* _Stated exercise_:
Do not copy the pictures; transcribe all other material exactly.

......

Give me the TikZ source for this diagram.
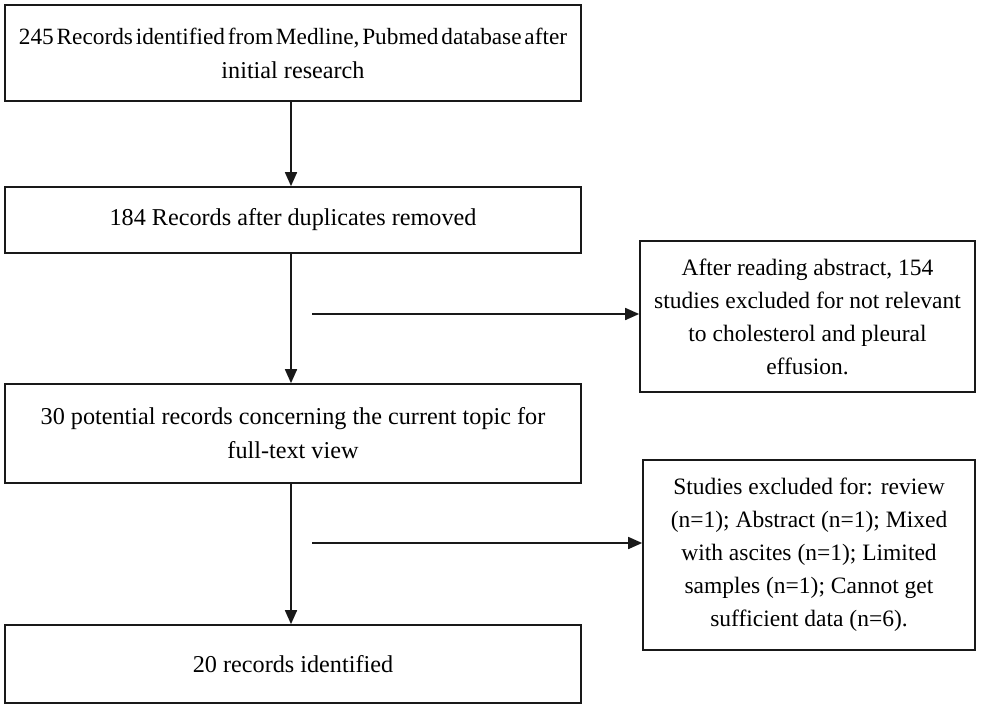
\documentclass[tikz,border=0pt]{standalone}
\usepackage{fontspec}
\setmainfont{Liberation Serif}
\usetikzlibrary{arrows.meta}
\begin{document}
\begin{tikzpicture}[x=1pt,y=-1pt,
  box/.style={draw=black!90, line width=1.7pt, align=center, inner sep=0pt,
    font=\fontsize{23.5}{33}\selectfont},
  mainbox/.style={box, minimum width=576pt, font=\fontsize{24.2}{34}\selectfont},
  arr/.style={draw=black!90, line width=1.7pt, -{Triangle[length=14pt,width=12pt]}}]
\useasboundingbox (0,0) rectangle (981,707);
\node[mainbox, minimum height=96pt] (b1) at (293,53)
  {{\fontsize{23.3}{34}\selectfont\spaceskip=0.12em\relax 245 Records identified from Medline, Pubmed database after}\\initial research};
\node[mainbox, minimum height=66pt] (b2) at (293,220)
  {184 Records after duplicates removed};
\node[mainbox, minimum height=99pt] (b3) at (293,433.5)
  {30 potential records concerning the current topic for\\full-text view};
\node[mainbox, minimum height=78pt] (b4) at (293,664)
  {20 records identified};
\node[box, minimum width=335pt, minimum height=151pt] (s1) at (807.5,316.5)
  {After reading abstract, 154\\studies excluded for not relevant\\to cholesterol and pleural\\effusion.};
\node[box, minimum width=332pt, minimum height=190pt] (s2) at (809,555)
  {Studies excluded for: review\\(n=1); Abstract (n=1); Mixed\\with ascites (n=1); Limited\\samples (n=1); Cannot get\\sufficient data (n=6).};
\draw[arr] ([xshift=-2pt]b1.south) -- ([xshift=-2pt]b2.north);
\draw[arr] ([xshift=-2pt]b2.south) -- ([xshift=-2pt]b3.north);
\draw[arr] ([xshift=-2pt]b3.south) -- ([xshift=-2pt]b4.north);
\coordinate (h1) at (312,314);
\coordinate (h2) at (312,543);
\draw[arr] (h1) -- (h1 -| s1.west);
\draw[arr] (h2) -- (h2 -| s2.west);
\end{tikzpicture}
\end{document}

......

* _Solution for this task_:
Give me the TikZ source for this diagram.
\documentclass[tikz,border=0pt]{standalone}
\usepackage{fontspec}
\setmainfont{Liberation Serif}
\usetikzlibrary{arrows.meta}
\begin{document}
\begin{tikzpicture}[x=1pt,y=-1pt,
  box/.style={draw=black!90, line width=1.7pt, align=center, inner sep=0pt,
    font=\fontsize{23.5}{33}\selectfont},
  mainbox/.style={box, minimum width=576pt, font=\fontsize{24.2}{34}\selectfont},
  arr/.style={draw=black!90, line width=1.7pt, -{Triangle[length=14pt,width=12pt]}}]
\useasboundingbox (0,0) rectangle (981,707);
\node[mainbox, minimum height=96pt] (b1) at (293,53)
  {{\fontsize{23.3}{34}\selectfont\spaceskip=0.12em\relax 245 Records identified from Medline, Pubmed database after}\\initial research};
\node[mainbox, minimum height=66pt] (b2) at (293,220)
  {184 Records after duplicates removed};
\node[mainbox, minimum height=99pt] (b3) at (293,433.5)
  {30 potential records concerning the current topic for\\full-text view};
\node[mainbox, minimum height=78pt] (b4) at (293,664)
  {20 records identified};
\node[box, minimum width=335pt, minimum height=151pt] (s1) at (807.5,316.5)
  {After reading abstract, 154\\studies excluded for not relevant\\to cholesterol and pleural\\effusion.};
\node[box, minimum width=332pt, minimum height=190pt] (s2) at (809,555)
  {Studies excluded for: review\\(n=1); Abstract (n=1); Mixed\\with ascites (n=1); Limited\\samples (n=1); Cannot get\\sufficient data (n=6).};
\draw[arr] ([xshift=-2pt]b1.south) -- ([xshift=-2pt]b2.north);
\draw[arr] ([xshift=-2pt]b2.south) -- ([xshift=-2pt]b3.north);
\draw[arr] ([xshift=-2pt]b3.south) -- ([xshift=-2pt]b4.north);
\coordinate (h1) at (312,314);
\coordinate (h2) at (312,543);
\draw[arr] (h1) -- (h1 -| s1.west);
\draw[arr] (h2) -- (h2 -| s2.west);
\end{tikzpicture}
\end{document}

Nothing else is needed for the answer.